ME 3 is bit of an odd entity. The gameplay is easily the best of the three, as it strikes a nice balance between ME 2’s cover-based shooting and ME 1’s RPG elements. The combat overall has been refined to a sharp edge – it’s fast-paced enough to keep from becoming a drag and includes a wide enough range of enemy types and weaponry to stay interesting. Crew members, character dialogue, and mission-stages are all incredibly well done, even if the overall experience is somewhat narrow and incomplete. There is no online component this time around, though, which is a bit of a shame but not entirely surprising. Overall, ME 3 is probably the best of the trilogy, with a rather good plot; except that Legendary Edition opts to retain the original ending of the series. Which, frankly, is absolute garbage even nine years later.

To oversimplify things again, my month-long journey with Legendary Edition, while marred occasionally by aged mechanics, distracting quirks, and a total lack of narrative catharsis, was still a pretty fun jaunt through memory lane.
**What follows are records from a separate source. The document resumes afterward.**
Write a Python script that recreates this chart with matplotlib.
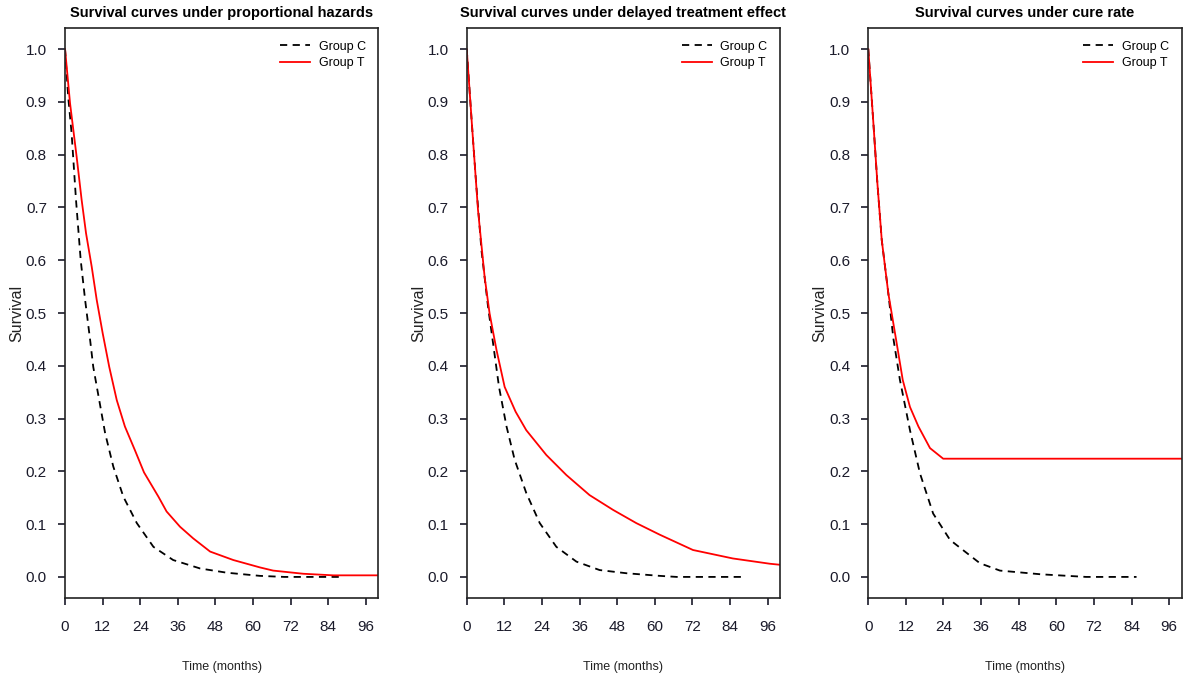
import matplotlib
matplotlib.use("Agg")
import matplotlib.pyplot as plt

# values (time in months, survival probability)
ph_c_time = [0, 1, 2.1, 3.5, 5.0, 6.4, 8.0, 9.0, 10.9, 12.8, 15.4, 18.6, 22.9, 28.2, 34.5, 43.1, 51.6, 62.2, 70, 88.8]
ph_c_surv = [1.0, 0.91, 0.84, 0.714, 0.6, 0.525, 0.449, 0.398, 0.335, 0.272, 0.209, 0.152, 0.102, 0.057, 0.032, 0.016, 0.008, 0.002, 0.0, 0.0]
ph_t_time = [0, 1.6, 3.7, 5.3, 6.7, 8.5, 10.1, 12.0, 14.1, 16.5, 19.1, 22.3, 25.2, 29.8, 32.4, 36.7,
             40.9, 46.3, 53.7, 62.2, 66.4, 76, 85.6, 100]
ph_t_surv = [1.0, 0.897, 0.796, 0.714, 0.651, 0.588, 0.525, 0.462, 0.398, 0.335, 0.285, 0.240, 0.198, 0.152, 0.124, 0.095,
             0.073, 0.048, 0.032, 0.018, 0.012, 0.006, 0.003, 0.003]

dt_c_time = [0, 1.6, 3.0, 4.7, 6.8, 8.4, 10.3, 12.7, 15.3, 19.0, 23.3, 28.6, 35.0, 42.4, 50.9, 61.6, 67, 88.7]
dt_c_surv = [1.0, 0.862, 0.746, 0.619, 0.512, 0.443, 0.360, 0.285, 0.222, 0.159, 0.102, 0.057, 0.029, 0.013, 0.007, 0.002, 0.0, 0.0]
dt_t_time = [0, 1.6, 3.6, 5.7, 7.3, 9.5, 12.1, 15.6, 19.0, 25.4, 31.8, 39.2, 46.7, 54.1, 61.6, 72.2, 84.9, 96.7, 100]
dt_t_surv = [1.0, 0.862, 0.695, 0.569, 0.499, 0.430, 0.360, 0.313, 0.278, 0.231, 0.193, 0.155, 0.127, 0.102, 0.080,
             0.051, 0.035, 0.025, 0.023]

cr_c_time = [0, 1.6, 2.9, 4.3, 6.4, 8.0, 10.1, 13.3, 16.5, 20.7, 26.1, 35.6, 42, 55, 69.5, 85.6]
cr_c_surv = [1.0, 0.862, 0.746, 0.638, 0.537, 0.452, 0.373, 0.278, 0.196, 0.12, 0.07, 0.026, 0.012, 0.005, 0.0, 0.0]
cr_t_time = [0, 1.6, 2.9, 4.3, 6.4, 8.8, 11.0, 13.3, 16.0, 19.7, 23.9, 100]
cr_t_surv = [1.0, 0.862, 0.746, 0.638, 0.537, 0.452, 0.373, 0.322, 0.285, 0.244, 0.224, 0.224]

titles = [
    "Survival curves under proportional hazards",
    "Survival curves under delayed treatment effect",
    "Survival curves under cure rate",
]
x_ticks = [0, 12, 24, 36, 48, 60, 72, 84, 96]
y_ticks = [0.0, 0.1, 0.2, 0.3, 0.4, 0.5, 0.6, 0.7, 0.8, 0.9, 1.0]

panels = [
    (ph_c_time, ph_c_surv, ph_t_time, ph_t_surv),
    (dt_c_time, dt_c_surv, dt_t_time, dt_t_surv),
    (cr_c_time, cr_c_surv, cr_t_time, cr_t_surv),
]

plt.rcParams["font.family"] = ["Liberation Sans", "DejaVu Sans"]

fig = plt.figure(figsize=(11.87, 6.83), dpi=100)
lefts = [0.0548, 0.3932, 0.7315]

for left, title, (ct, cs, tt, ts) in zip(lefts, titles, panels):
    ax = fig.add_axes([left, 0.1244, 0.264, 0.8346])
    ax.plot(ct, cs, color="black", lw=1.3, ls=(0, (4, 3)), label="Group C")
    ax.plot(tt, ts, color="red", lw=1.3, label="Group T")
    ax.set_xlim(0, 100)
    ax.set_ylim(-0.04, 1.04)
    ax.set_xticks(x_ticks)
    ax.set_yticks(y_ticks)
    ax.set_yticklabels([f"{v:.1f}" for v in y_ticks])
    ax.tick_params(axis="both", direction="out", length=5, width=1.2,
                   labelsize=11, colors="#1a1a2a")
    ax.tick_params(axis="x", pad=11)
    ax.tick_params(axis="y", pad=8)
    for sp in ax.spines.values():
        sp.set_linewidth(1.2)
        sp.set_color("#222222")
    ax.set_title(title, fontsize=10.5, fontweight="bold", pad=8)
    ax.set_xlabel("Time (months)", fontsize=9, labelpad=19, color="#222222")
    ax.set_ylabel("Survival", fontsize=11.5, color="#222222")
    ax.yaxis.set_label_coords(-0.13, 0.5)
    ax.legend(loc="upper right", frameon=False, fontsize=9, handlelength=2.4,
              handletextpad=0.7, borderaxespad=0.6, labelspacing=0.35)

plt.savefig("out.png", dpi=100)
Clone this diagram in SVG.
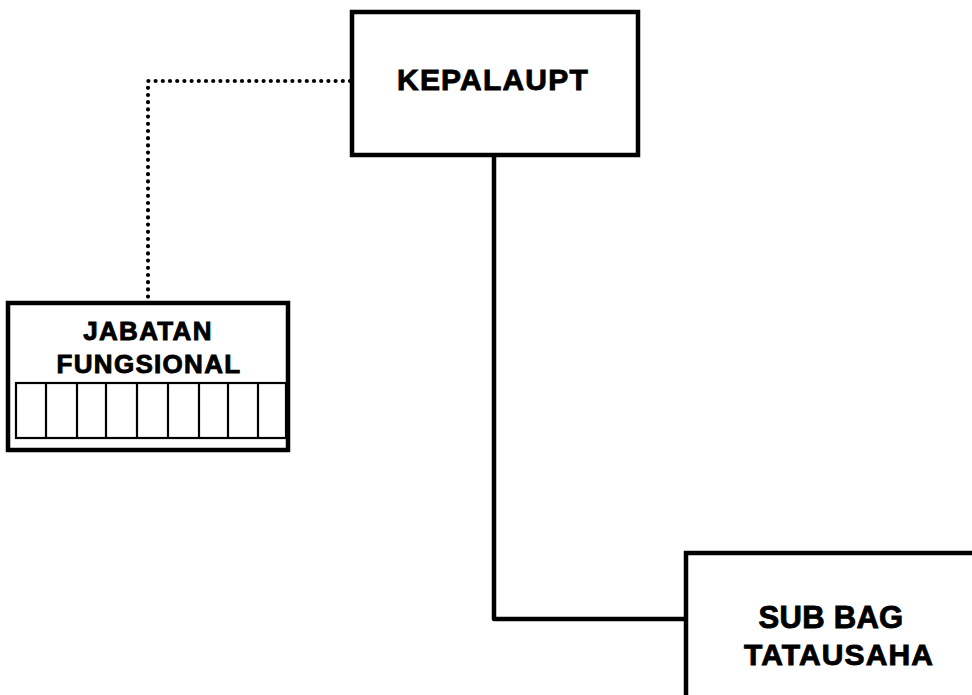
<svg xmlns="http://www.w3.org/2000/svg" width="972" height="695" viewBox="0 0 972 695">
<style>
.box{fill:#fff;stroke:#000;stroke-width:4.5}
.grid{fill:none;stroke:#000;stroke-width:2.2}
.conn{fill:none;stroke:#000;stroke-width:4.5;stroke-linejoin:round}
.dot{fill:none;stroke:#000;stroke-width:4.2;stroke-linecap:round;stroke-dasharray:0 7.2}
.lbl{font-family:"Liberation Sans",Arial,sans-serif;font-weight:bold;fill:#000;stroke:#000;stroke-width:0.9;text-anchor:middle}
</style>
<rect width="972" height="695" fill="#fff"/>
<g id="connectors">
<path class="dot" d="M350,81 L148,81 L148,300"/>
<path class="conn" d="M494,155 L494,619 L686,619"/>
</g>
<g id="kepala">
<rect class="box" x="352" y="12" width="286" height="143"/>
<text class="lbl" x="493" y="90" font-size="30" letter-spacing="1.2">KEPALAUPT</text>
</g>
<g id="jabatan">
<rect class="box" x="8" y="303" width="280" height="147"/>
<rect class="grid" x="16" y="383" width="270" height="55"/>
<path class="grid" d="M46,383V438M77,383V438M106,383V438M137,383V438M168,383V438M199,383V438M228,383V438M258,383V438"/>
<text class="lbl" x="148" y="340" font-size="26" letter-spacing="1.3">JABATAN</text>
<text class="lbl" x="149" y="373" font-size="26" letter-spacing="1.3">FUNGSIONAL</text>
</g>
<g id="subbag">
<rect class="box" x="686" y="553" width="320" height="200"/>
<text class="lbl" x="831" y="628" font-size="31" letter-spacing="0.3">SUB BAG</text>
<text class="lbl" x="839" y="665" font-size="30" letter-spacing="1.1">TATAUSAHA</text>
</g>
</svg>
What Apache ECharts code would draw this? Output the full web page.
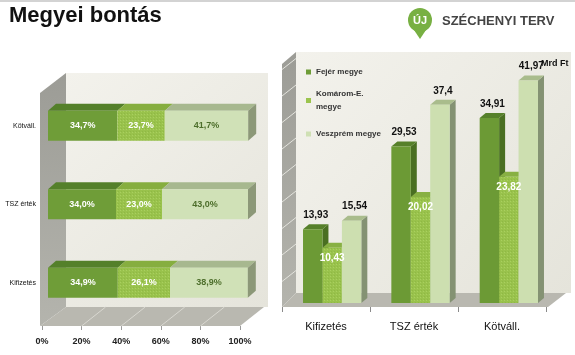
<!DOCTYPE html>
<html><head><meta charset="utf-8">
<script src="https://cdn.jsdelivr.net/npm/echarts@6/dist/echarts.min.js"></script>
<style>html,body{margin:0;padding:0;background:#fff}#c{width:575px;height:355px}</style>
</head><body><div id="c"></div>
<script>
const titleText = 'Megyei bontás';
const seriesNames = ['Fejér megye', 'Komárom-E. megye', 'Veszprém megye'];
const categories = ['Kifizetés', 'TSZ érték', 'Kötváll.'];
const shareFejer = [34.9, 34.0, 34.7];
const shareKomarom = [26.1, 23.0, 23.7];
const shareVeszprem = [38.9, 43.0, 41.7];
const pctTicks = [0, 20, 40, 60, 80, 100];
const amountFejer = [13.93, 29.53, 34.91];
const amountKomarom = [10.43, 20.02, 23.82];
const amountVeszprem = [15.54, 37.4, 41.97];
const amountTicks = [5, 10, 15, 20, 25, 30, 35, 40, 45];
const unitLabel = 'Mrd Ft';

const F = '"Liberation Sans", Arial, sans-serif';
const fmt = v => String(v).replace('.', ',');
const fmt1 = v => v.toFixed(1).replace('.', ',');

// subtle dotted texture for Komárom
const pc = document.createElement('canvas'); pc.width = 3; pc.height = 3;
const g = pc.getContext('2d');
g.fillStyle = '#99c24c'; g.fillRect(0, 0, 3, 3);
g.fillStyle = '#a9d05f'; g.fillRect(0, 0, 1, 1);
g.fillStyle = '#8fb944'; g.fillRect(1, 2, 1, 1);
const dotted = {image: pc, repeat: 'repeat'};

const legendColors = ['#6e9c37', '#9bc44e', '#cfe0b4'];
const L = [
  {front: '#6f9d38', top: '#54802a', side: '#4a6f22', label: '#ffffff'},
  {front: dotted, top: '#86ae3f', side: '#6f9432', label: '#ffffff'},
  {front: '#d0e1b7', top: '#a7b88f', side: '#8c9878', label: '#4d6e2b'}
];
const R = [
  {front: '#6c9a35', top: '#56802a', side: '#4a6f22'},
  {front: dotted, top: '#88b043', side: '#6f9432'},
  {front: '#cddfb0', top: '#a9bc8c', side: '#849273'}
];

const shares = [shareFejer, shareKomarom, shareVeszprem];
const amounts = [amountFejer, amountKomarom, amountVeszprem];
const leftData = shares.map((arr, s) => arr.map((v, c) => {
  let st = 0; for (let k = 0; k < s; k++) st += shares[k][c];
  return [st, c, st + v, v];
}));
const rightData = amounts.map(arr => arr.map((v, c) => [c, v]));

function leftRender(s) {
  return (params, api) => {
    const st = api.value(0), c = api.value(1), en = api.value(2), v = api.value(3);
    const a = api.coord([st, c]), b = api.coord([en, c]);
    const h = api.size([0, 1])[1] * 0.385;
    const yT = a[1] - h / 2, yB = a[1] + h / 2, x0 = a[0], x1 = b[0];
    const dx = 8, dy = 7;
    const ch = [
      {type: 'polygon', shape: {points: [[x0, yT], [x0 + dx, yT - dy], [x1 + dx, yT - dy], [x1, yT]]}, style: {fill: L[s].top}},
      {type: 'rect', shape: {x: x0, y: yT, width: x1 - x0, height: yB - yT}, style: {fill: L[s].front}}
    ];
    if (s === 2) ch.push({type: 'polygon', shape: {points: [[x1, yT], [x1 + dx, yT - dy], [x1 + dx, yB - dy], [x1, yB]]}, style: {fill: L[s].side}});
    ch.push({type: 'text', z2: 50, style: {text: fmt1(v) + '%', x: (x0 + x1) / 2, y: a[1], align: 'center', verticalAlign: 'middle', fill: L[s].label, font: 'bold 9px ' + F}});
    return {type: 'group', children: ch};
  };
}

function rightRender(s) {
  return (params, api) => {
    const c = api.value(0), v = api.value(1);
    const band = api.size([1, 0])[0], w = band * 0.22;
    const p = api.coord([c, v]), b = api.coord([c, 0]);
    const x0 = p[0] + (s - 1.5) * w, x1 = x0 + w, yT = p[1], yB = b[1];
    const dx = 6, dy = 5;
    const ch = [
      {type: 'polygon', shape: {points: [[x1, yT], [x1 + dx, yT - dy], [x1 + dx, yB - dy], [x1, yB]]}, style: {fill: R[s].side}},
      {type: 'polygon', shape: {points: [[x0, yT], [x0 + dx, yT - dy], [x1 + dx, yT - dy], [x1, yT]]}, style: {fill: R[s].top}},
      {type: 'rect', shape: {x: x0, y: yT, width: w, height: yB - yT}, style: {fill: R[s].front}}
    ];
    const inside = s === 1;
    ch.push({type: 'text', z2: 60, style: {
      text: fmt(v), x: (x0 + x1) / 2 + (inside ? 0 : 3), y: inside ? yT + 10.5 : yT - 14,
      align: 'center', verticalAlign: 'middle', fill: inside ? '#ffffff' : '#111111', font: 'bold 10px ' + F}});
    return {type: 'group', children: ch};
  };
}

const chart = echarts.init(document.getElementById('c'), null, {renderer: 'canvas'});

const series = [];
series.push({
  type: 'custom', xAxisIndex: 1, yAxisIndex: 1, silent: true, z: 1,
  data: pctTicks.slice(1, -1).map(t => [t, 0]),
  renderItem: (params, api) => {
    const p = api.coord([api.value(0), 0]);
    return {type: 'line', shape: {x1: p[0], y1: p[1], x2: p[0] + 24, y2: p[1] - 19}, style: {stroke: '#d9d8d1', lineWidth: 1}};
  }
});
series.push({
  type: 'custom', xAxisIndex: 2, yAxisIndex: 2, silent: true, z: 1,
  data: amountTicks.map(t => [0, t]),
  renderItem: (params, api) => {
    const y = api.coord([0, api.value(1)])[1];
    const x = params.coordSys.x;
    return {type: 'line', shape: {x1: x - 6, y1: y + 5, x2: x + 8, y2: y - 6}, style: {stroke: '#e4e4de', lineWidth: 1}};
  }
});
seriesNames.forEach((name, s) => {
  series.push({type: 'custom', name, xAxisIndex: 0, yAxisIndex: 0, itemStyle: {color: legendColors[s]},
    encode: {x: [0, 2], y: 1}, data: leftData[s], renderItem: leftRender(s)});
});
seriesNames.forEach((name, s) => {
  series.push({type: 'custom', name, xAxisIndex: 2, yAxisIndex: 2, itemStyle: {color: legendColors[s]},
    encode: {x: 0, y: 1}, data: rightData[s], renderItem: rightRender(s)});
});

const wallGrad = () => new echarts.graphic.LinearGradient(0, 0, 1, 1, [{offset: 0, color: '#f3f2ec'}, {offset: 1, color: '#e5e4db'}]);
const sideGrad = () => new echarts.graphic.LinearGradient(0, 0, 0, 1, [{offset: 0, color: '#9c9c96'}, {offset: 1, color: '#b4b4ad'}]);

chart.setOption({
  animation: false,
  backgroundColor: '#ffffff',
  title: {text: titleText, left: 4, top: 0, textStyle: {fontFamily: F, fontSize: 22, fontWeight: 'bold', color: '#111'}},
  legend: [
    {data: [seriesNames[0]], left: 306, top: 66.5, orient: 'vertical', padding: 0, itemWidth: 5, itemHeight: 5, icon: 'rect',
      selectedMode: false, textStyle: {fontFamily: F, fontSize: 8, fontWeight: 'bold', color: '#333', lineHeight: 11}},
    {data: [seriesNames[1]], left: 306, top: 81, orient: 'vertical', padding: 0, itemWidth: 5, itemHeight: 5, icon: 'rect',
      selectedMode: false, formatter: () => 'Komárom-E.\nmegye',
      textStyle: {fontFamily: F, fontSize: 8, fontWeight: 'bold', color: '#333', lineHeight: 13, padding: [13, 0, 0, 0]}},
    {data: [seriesNames[2]], left: 306, top: 128.5, orient: 'vertical', padding: 0, itemWidth: 5, itemHeight: 5, icon: 'rect',
      selectedMode: false, textStyle: {fontFamily: F, fontSize: 8, fontWeight: 'bold', color: '#333', lineHeight: 11}}
  ],
  grid: [
    {left: 48, width: 200, top: 86.5, height: 235.5, outerBoundsMode: 'none'},
    {left: 42, width: 198, top: 86, height: 240, outerBoundsMode: 'none'},
    {left: 288, width: 265, top: 38, height: 265, outerBoundsMode: 'none'},
    {left: 282, width: 264, top: 38, height: 269, outerBoundsMode: 'none'}
  ],
  xAxis: [
    {gridIndex: 0, type: 'value', min: 0, max: 100, show: false},
    {gridIndex: 1, type: 'value', min: 0, max: 100, interval: 20,
      axisLine: {show: false}, splitLine: {show: false},
      axisTick: {show: true, length: 4, lineStyle: {color: '#9a9a9a'}},
      axisLabel: {formatter: '{value}%', fontFamily: F, fontSize: 9, fontWeight: 'bold', color: '#222', margin: 11}},
    {gridIndex: 2, type: 'category', data: categories, show: false},
    {gridIndex: 3, type: 'category', data: categories,
      axisLine: {show: false}, splitLine: {show: false},
      axisTick: {show: true, length: 5, lineStyle: {color: '#8a8a8a'}},
      axisLabel: {fontFamily: F, fontSize: 11, color: '#111', margin: 14}}
  ],
  yAxis: [
    {gridIndex: 0, type: 'category', data: categories, axisLine: {show: false}, axisTick: {show: false},
      axisLabel: {fontFamily: F, fontSize: 7, color: '#111', margin: 12, padding: [18, 0, 0, 0]}},
    {gridIndex: 1, type: 'value', min: 0, max: 1, show: false},
    {gridIndex: 2, type: 'value', min: 0, max: 50, show: false},
    {gridIndex: 3, type: 'value', min: 0, max: 1, show: false}
  ],
  graphic: [
    {type: 'rect', z: 0, shape: {x: 0, y: 0, width: 575, height: 2}, style: {fill: '#d3d3d3'}},
    {type: 'polygon', z: 0, shape: {points: [[412, 27], [428, 27], [420, 39]]}, style: {fill: '#78b043'}},
    {type: 'circle', z: 0, shape: {cx: 420, cy: 20, r: 12}, style: {fill: '#78b043'}},
    {type: 'text', z: 1, style: {text: 'ÚJ', x: 420, y: 21, align: 'center', verticalAlign: 'middle', fill: '#fff', font: 'bold 11px ' + F}},
    {type: 'text', z: 1, style: {text: 'SZÉCHENYI TERV', x: 442, y: 21, align: 'left', verticalAlign: 'middle', fill: '#444', font: 'bold 13px ' + F}},
    {type: 'polygon', z: 0, shape: {points: [[66, 73], [268, 73], [268, 307], [66, 307]]}, style: {fill: wallGrad()}},
    {type: 'polygon', z: 0, shape: {points: [[40, 93], [66, 73], [66, 307], [40, 326]]}, style: {fill: sideGrad()}},
    {type: 'polygon', z: 0, shape: {points: [[40, 326], [66, 307], [264, 307], [240, 326]]}, style: {fill: '#b9b8b0'}},
    {type: 'polygon', z: 0, shape: {points: [[296, 52], [571, 52], [571, 293], [296, 293]]}, style: {fill: wallGrad()}},
    {type: 'polygon', z: 0, shape: {points: [[282, 64], [296, 52], [296, 293], [282, 307]]}, style: {fill: sideGrad()}},
    {type: 'polygon', z: 0, shape: {points: [[282, 307], [296, 293], [566, 293], [548, 307]]}, style: {fill: '#b9b8b0'}},
    {type: 'text', z: 100, style: {text: unitLabel, x: 541, y: 64, align: 'left', verticalAlign: 'middle', fill: '#111', font: 'bold 9px ' + F}}
  ],
  series
});
</script>
</body></html>
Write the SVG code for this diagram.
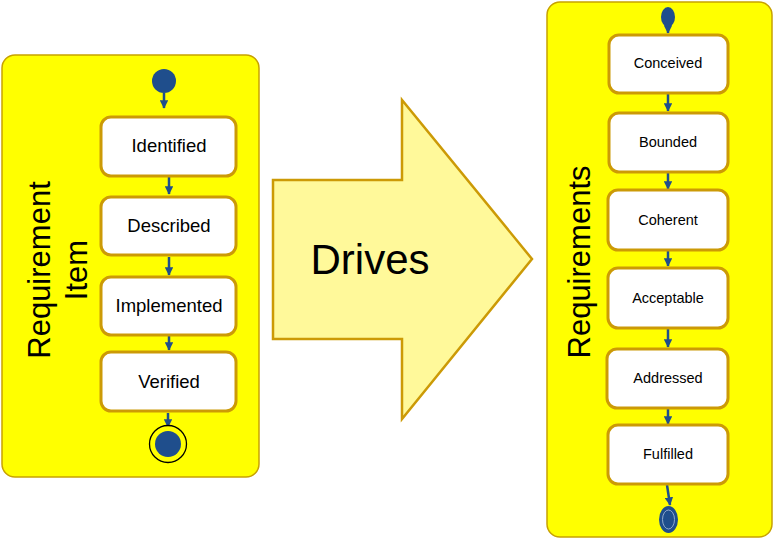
<svg xmlns="http://www.w3.org/2000/svg" width="774" height="539" viewBox="0 0 774 539">
<defs>
<style>
.cont{fill:#FFFF00;stroke:#C8A200;stroke-width:1.5}
.box{fill:#FFFFFF;stroke:#CC9A06;stroke-width:3}
.lt{font-family:"Liberation Sans",Arial,sans-serif;font-size:18.5px;fill:#000;text-anchor:middle}
.rt{font-family:"Liberation Sans",Arial,sans-serif;font-size:14.5px;fill:#000;text-anchor:middle}
.big{font-family:"Liberation Sans",Arial,sans-serif;font-size:31px;fill:#000;text-anchor:middle}
.edge{stroke:#1F4E8C;stroke-width:2.5;fill:none;marker-end:url(#ah)}
.dot{fill:#1F4E8C}
</style>
<marker id="ah" viewBox="0 0 10 10" refX="9" refY="5" markerWidth="3.4" markerHeight="3.4" orient="auto" markerUnits="strokeWidth">
<path d="M0,0 L10,5 L0,10 z" fill="#1F4E8C"/>
</marker>
</defs>
<rect width="774" height="539" fill="#FFFFFF"/>

<g id="left-container">
<rect class="cont" x="2" y="55" width="257" height="422" rx="13"/>
<text class="big" transform="translate(50,270) rotate(-90)">Requirement</text>
<text class="big" transform="translate(87,270) rotate(-90)">Item</text>
</g>

<g id="right-container">
<rect class="cont" x="547" y="2" width="225" height="535" rx="13"/>
<text class="big" transform="translate(590,262) rotate(-90)">Requirements</text>
</g>

<g id="drives">
<polygon points="273,180 402,180 402,100 532,259 402,419 402,339 273,339" fill="#FFF99A" stroke="#CC9A06" stroke-width="2.5"/>
<text x="370" y="274" font-family="'Liberation Sans',Arial,sans-serif" font-size="42" text-anchor="middle" fill="#000">Drives</text>
</g>

<g id="connectors">
<line class="edge" x1="164" y1="93" x2="164" y2="108"/>
<line class="edge" x1="169" y1="177" x2="169" y2="194"/>
<line class="edge" x1="169" y1="257" x2="169" y2="275"/>
<line class="edge" x1="169" y1="336" x2="169" y2="350"/>
<line class="edge" x1="168" y1="413" x2="168" y2="427"/>
<line class="edge" x1="668" y1="24" x2="668" y2="33"/>
<line class="edge" x1="668" y1="94" x2="668" y2="111"/>
<line class="edge" x1="668" y1="173" x2="668" y2="189"/>
<line class="edge" x1="668" y1="251" x2="668" y2="266"/>
<line class="edge" x1="668" y1="329" x2="668" y2="347"/>
<line class="edge" x1="668" y1="409" x2="668" y2="424"/>
<line class="edge" x1="667" y1="485" x2="670" y2="505"/>
</g>

<g id="left-start"><circle class="dot" cx="164" cy="81" r="12"/></g>
<g id="identified"><rect class="box" x="101" y="117" width="135" height="59" rx="10"/><text class="lt" x="169" y="152">Identified</text></g>
<g id="described"><rect class="box" x="101" y="197" width="135" height="58" rx="10"/><text class="lt" x="169" y="232">Described</text></g>
<g id="implemented"><rect class="box" x="101" y="277" width="135" height="58" rx="10"/><text class="lt" x="169" y="312">Implemented</text></g>
<g id="verified"><rect class="box" x="101" y="352" width="135" height="59" rx="10"/><text class="lt" x="169" y="388">Verified</text></g>
<g id="left-end"><circle cx="168" cy="444" r="18.5" fill="#FFFF00" stroke="#000" stroke-width="1.3"/><circle class="dot" cx="168" cy="444" r="13"/></g>

<g id="right-start"><ellipse class="dot" cx="668" cy="17" rx="7" ry="10"/></g>
<g id="conceived"><rect class="box" x="609" y="35" width="119" height="58" rx="10"/><text class="rt" x="668" y="68">Conceived</text></g>
<g id="bounded"><rect class="box" x="609" y="113" width="119" height="59" rx="10"/><text class="rt" x="668" y="147">Bounded</text></g>
<g id="coherent"><rect class="box" x="608" y="190" width="120" height="60" rx="10"/><text class="rt" x="668" y="225">Coherent</text></g>
<g id="acceptable"><rect class="box" x="608" y="268" width="120" height="60" rx="10"/><text class="rt" x="668" y="303">Acceptable</text></g>
<g id="addressed"><rect class="box" x="607" y="349" width="121" height="59" rx="10"/><text class="rt" x="668" y="383">Addressed</text></g>
<g id="fulfilled"><rect class="box" x="608" y="425" width="120" height="59" rx="10"/><text class="rt" x="668" y="459">Fulfilled</text></g>
<g id="right-end"><ellipse class="dot" cx="668.5" cy="519.5" rx="9.5" ry="13.5"/><ellipse cx="668.5" cy="519.5" rx="6" ry="9.5" fill="none" stroke="#8FA8CC" stroke-width="1"/></g>
</svg>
Revisiting the fictional universe I had fallen in love with as a teenager proved a solid experience, and the developers put enough elbow grease into the remaster to make Mass Effect worth another go for old-timers and newcomers alike. The characters you meet along the way remain as iconic as ever, and the overarching story is still compelling and effective, even if the conclusion is as trash as it is. Mass Effect: Legendary Edition made me harken back to all those after school hours I spent with a Dualshock 3 in my hands and has revitalized my appreciation for the experience Bioware first gave me 11 years back. In short, I still like Mass Effect, and for the first time in a decade I’m actually interested to see where the future takes this series. Andromeda, though, is still terrible.